McKenzie did complain/whine albeit not in public. He was constantly crying Tubby "took my pro game away". Geez, what fantasies.

Coleman was the enigma. Some signs of talent but he just never got it.

Anonymous said...

It was a nice achievement to get 20 W from this Gopher roster. Only 11 players.

PJS said...

Anon (the first one)... you sound like an insider. Perhaps we should converse via email? Hit me up at pagingjimshikenjanski@yahoo.com

tubtastic said...

Great post. The seniors did just enough to help Tubby transform this team but not enough to take the team to the next level. Very frustrating. The team lacked talent and a big time playmaker. I look forwar to your look to the future. The team will be much better next year when the talent level improves to a level Gopher fan haven't seen in years (if not ever).

Friend Of Tubby said...

PJS, I clicked the wrong button. I'm the second Anon but not the first.

PJS said...

I figured as much FOT. You use more facts and numbers than any other commenter!

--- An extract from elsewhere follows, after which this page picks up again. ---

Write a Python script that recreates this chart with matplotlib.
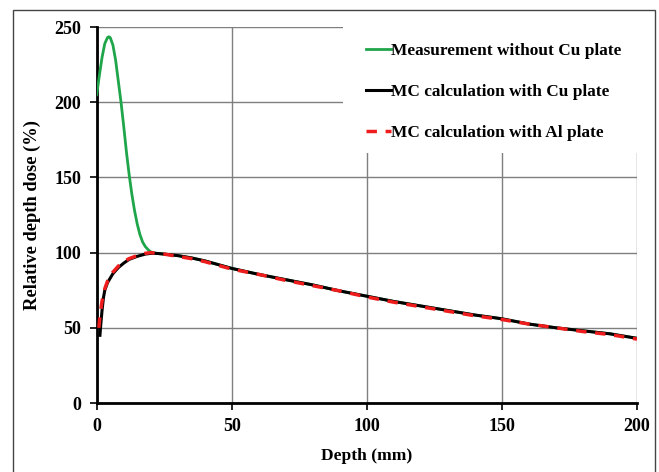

Thanks Tubtastic. I'm working on part two which will look at player development. Might be out later today or tomorrow. I'm trying to stretch this out, as I'm not ready for six or so months of Brewster ball coverage.

m valdemar said...

it's pretty much comic relief. for the next several years, the main function of the u of m basketball writers will be to patch and reinflate tubby smith. tubby understands that a big kid from chaska or somewhere dropping the ball over the rim does not constitute basketball anywhere but minnesota. but the money's good and the fans will tolerate literally anything.

m valdemar said...

it's pretty much comic relief. for the next several years, the main function of the u of m basketball writers will be to patch and reinflate tubby smith. tubby understands that a big kid from chaska or somewhere dropping the ball over the rim does not constitute basketball anywhere but minnesota. but the money's good and the fans will tolerate literally anything.